— start —
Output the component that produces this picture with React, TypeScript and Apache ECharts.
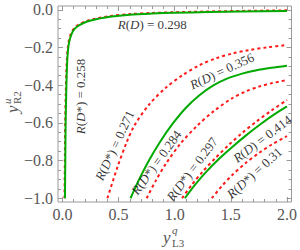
import React, { useEffect, useRef } from "react";
import * as echarts from "echarts";

// Tick values
const xMajor = [0, 0.5, 1, 1.5, 2];
const xMinor = [0.1, 0.2, 0.3, 0.4, 0.6, 0.7, 0.8, 0.9, 1.1, 1.2, 1.3, 1.4, 1.6, 1.7, 1.8, 1.9];
const yMajor = [-1, -0.8, -0.6, -0.4, -0.2, 0];
const yMinor = [-0.95, -0.9, -0.85, -0.75, -0.7, -0.65, -0.55, -0.5, -0.45, -0.35, -0.3, -0.25, -0.15, -0.1, -0.05];

// Contours: R(D) (green, solid)
const rD0298 = [[0.022, -1.0], [0.025, -0.8], [0.028, -0.6], [0.033, -0.45], [0.04, -0.3], [0.048, -0.22], [0.06, -0.17], [0.08, -0.13], [0.11, -0.1], [0.155, -0.08], [0.22, -0.062], [0.3, -0.05], [0.42, -0.037], [0.6, -0.026], [0.8, -0.02], [1.0, -0.016], [1.3, -0.012], [1.6, -0.009], [2.0, -0.006]];
const rD0356 = [[0.606, -1.0], [0.68, -0.904], [0.77, -0.8], [0.87, -0.7], [0.98, -0.606], [1.1, -0.52], [1.22, -0.454], [1.34, -0.403], [1.46, -0.367], [1.6, -0.339], [1.72, -0.322], [1.86, -0.308], [2.0, -0.297]];
const rD0414 = [[1.09, -1.0], [1.18, -0.929], [1.28, -0.86], [1.4, -0.788], [1.51, -0.729], [1.63, -0.669], [1.76, -0.609], [1.88, -0.558], [2.0, -0.513]];

// Contours: R(D*) (red, dashed)
const rDs0258 = [[0.018, -1.0], [0.021, -0.8], [0.024, -0.6], [0.029, -0.45], [0.036, -0.3], [0.044, -0.22], [0.056, -0.166], [0.076, -0.126], [0.106, -0.097], [0.15, -0.077], [0.215, -0.059], [0.295, -0.047], [0.415, -0.034], [0.6, -0.023], [0.8, -0.017], [1.0, -0.013], [1.3, -0.009], [1.6, -0.006], [2.0, -0.003]];
const rDs0271 = [[0.4, -1.0], [0.49, -0.834], [0.57, -0.706], [0.64, -0.615], [0.77, -0.504], [0.92, -0.414], [1.07, -0.347], [1.22, -0.294], [1.37, -0.257], [1.52, -0.231], [1.66, -0.214], [1.83, -0.199], [2.0, -0.187]];
const rDs0284 = [[0.75, -1.0], [0.83, -0.908], [0.92, -0.818], [1.05, -0.711], [1.2, -0.615], [1.35, -0.537], [1.51, -0.47], [1.63, -0.434], [1.75, -0.408], [1.87, -0.389], [2.0, -0.373]];
const rDs0297 = [[1.065, -1.0], [1.15, -0.93], [1.25, -0.858], [1.36, -0.788], [1.48, -0.718], [1.6, -0.654], [1.73, -0.592], [1.86, -0.535], [2.0, -0.479]];
const rDs0310 = [[1.33, -1.0], [1.42, -0.935], [1.51, -0.878], [1.63, -0.814], [1.75, -0.76], [1.87, -0.713], [2.0, -0.67]];

// Contour labels: [x, y, text, angle]
const contourLabels: [number, number, string, number][] = [
  [0.8, -0.08, "{i|R}({i|D}) = 0.298", 0],
  [0.164, -0.46, "{i|R}({i|D}*) = 0.258", 90],
  [1.42, -0.325, "{i|R}({i|D}) = 0.356", 25],
  [0.465, -0.72, "{i|R}({i|D}*) = 0.271", 65],
  [0.836, -0.81, "{i|R}({i|D}*) = 0.284", 54],
  [1.155, -0.845, "{i|R}({i|D}*) = 0.297", 53],
  [1.78, -0.685, "{i|R}({i|D}) = 0.414", 37],
  [1.71, -0.865, "{i|R}({i|D}*) = 0.31", 42],
];

const SERIF = "Liberation Serif";
const GREEN = "#00aa00";
const RED = "#ff1a1a";
const FRAME = "#9a9a9a";
const LABEL = "#555555";

const fmt = (v: number) => (Math.abs(v) < 1e-9 ? "0.0" : (v < 0 ? "\u2212" : "") + Math.abs(v).toFixed(1));

function axisDef(kind: "x" | "y", position: string, values: number[], len: number, labels: boolean) {
  const isX = kind === "x";
  return {
    type: "value",
    position,
    min: isX ? -0.04 : -1.02,
    max: isX ? 2.04 : 0.02,
    axisLine: { show: false, onZero: false },
    splitLine: { show: false },
    axisTick: { show: true, inside: true, length: len, customValues: values, lineStyle: { color: FRAME, width: 1 } },
    axisLabel: labels
      ? {
          show: true,
          customValues: values,
          formatter: fmt,
          fontFamily: SERIF,
          fontStyle: "normal",
          fontWeight: "normal",
          fontSize: 16,
          color: LABEL,
          margin: isX ? 4 : 5,
        }
      : { show: false },
  };
}

export default function App() {
  const ref = useRef<HTMLDivElement>(null);
  useEffect(() => {
    if (!ref.current) return;
    const chart = echarts.init(ref.current, undefined, { renderer: "svg" });
    const lineSeries = (data: number[][], color: string, dashed: boolean) => ({
      type: "line",
      data,
      xAxisIndex: 0,
      yAxisIndex: 0,
      showSymbol: false,
      symbol: "none",
      smooth: 0.3,
      lineStyle: { color, width: 2, type: dashed ? [3, 3] : "solid" },
      z: dashed ? 2 : 3,
    });
    chart.setOption({
      animation: false,
      textStyle: { fontFamily: SERIF },
      grid: { left: 58, right: 7, top: 6, bottom: 48, show: true, borderColor: FRAME, borderWidth: 1, backgroundColor: "transparent" },
      xAxis: [
        axisDef("x", "bottom", xMajor, 5, true),
        axisDef("x", "bottom", xMinor, 3, false),
        axisDef("x", "top", xMajor, 5, false),
        axisDef("x", "top", xMinor, 3, false),
      ],
      yAxis: [
        axisDef("y", "left", yMajor, 5, true),
        axisDef("y", "left", yMinor, 3, false),
        axisDef("y", "right", yMajor, 5, false),
        axisDef("y", "right", yMinor, 3, false),
      ],
      series: [
        lineSeries(rDs0258, RED, true),
        lineSeries(rD0298, GREEN, false),
        lineSeries(rDs0271, RED, true),
        lineSeries(rD0356, GREEN, false),
        lineSeries(rDs0284, RED, true),
        lineSeries(rDs0297, RED, true),
        lineSeries(rD0414, GREEN, false),
        lineSeries(rDs0310, RED, true),
        {
          type: "scatter",
          xAxisIndex: 0,
          yAxisIndex: 0,
          symbolSize: 0,
          z: 5,
          data: contourLabels.map(([x, y, text, angle]) => ({
            value: [x, y],
            label: { rotate: angle, formatter: text },
          })),
          label: {
            show: true,
            position: "inside",
            fontFamily: SERIF,
            fontSize: 13,
            color: "#000",
            rich: { i: { fontStyle: "italic", fontFamily: SERIF, fontSize: 13, color: "#000" } },
          },
          emphasis: { disabled: true },
        },
      ],
      graphic: [
        {
          type: "group",
          x: 12.5,
          y: 113,
          rotation: Math.PI / 2,
          children: [
            { type: "text", x: 0, y: 0, style: { text: "y", fontFamily: SERIF, fontStyle: "italic", fontSize: 17, fill: LABEL, align: "left", verticalAlign: "middle" } },
            { type: "text", x: 9, y: -6, style: { text: "u", fontFamily: SERIF, fontStyle: "italic", fontSize: 11, fill: LABEL, align: "left", verticalAlign: "middle" } },
            { type: "text", x: 9, y: 4, style: { text: "R2", fontFamily: SERIF, fontSize: 11, fill: LABEL, align: "left", verticalAlign: "middle" } },
          ],
        },
        {
          type: "group",
          x: 163,
          y: 237,
          children: [
            { type: "text", x: 0, y: 0, style: { text: "y", fontFamily: SERIF, fontStyle: "italic", fontSize: 17, fill: LABEL, align: "left", verticalAlign: "middle" } },
            { type: "text", x: 9, y: -7, style: { text: "q", fontFamily: SERIF, fontStyle: "italic", fontSize: 11, fill: LABEL, align: "left", verticalAlign: "middle" } },
            { type: "text", x: 9, y: 6, style: { text: "L3", fontFamily: SERIF, fontSize: 11, fill: LABEL, align: "left", verticalAlign: "middle" } },
          ],
        },
      ],
    });
    return () => chart.dispose();
  }, []);
  return <div ref={ref} style={{ width: 300, height: 250, position: "absolute", left: 0, top: 0 }} />;
}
— end —
Write out each line of the listing above, exactly, from its first line to the line holding "import * as", inclusive. Skip the pictures.

Output the component that produces this picture with React, TypeScript and Apache ECharts.
import React, { useEffect, useRef } from "react";
import * as echarts from "echarts";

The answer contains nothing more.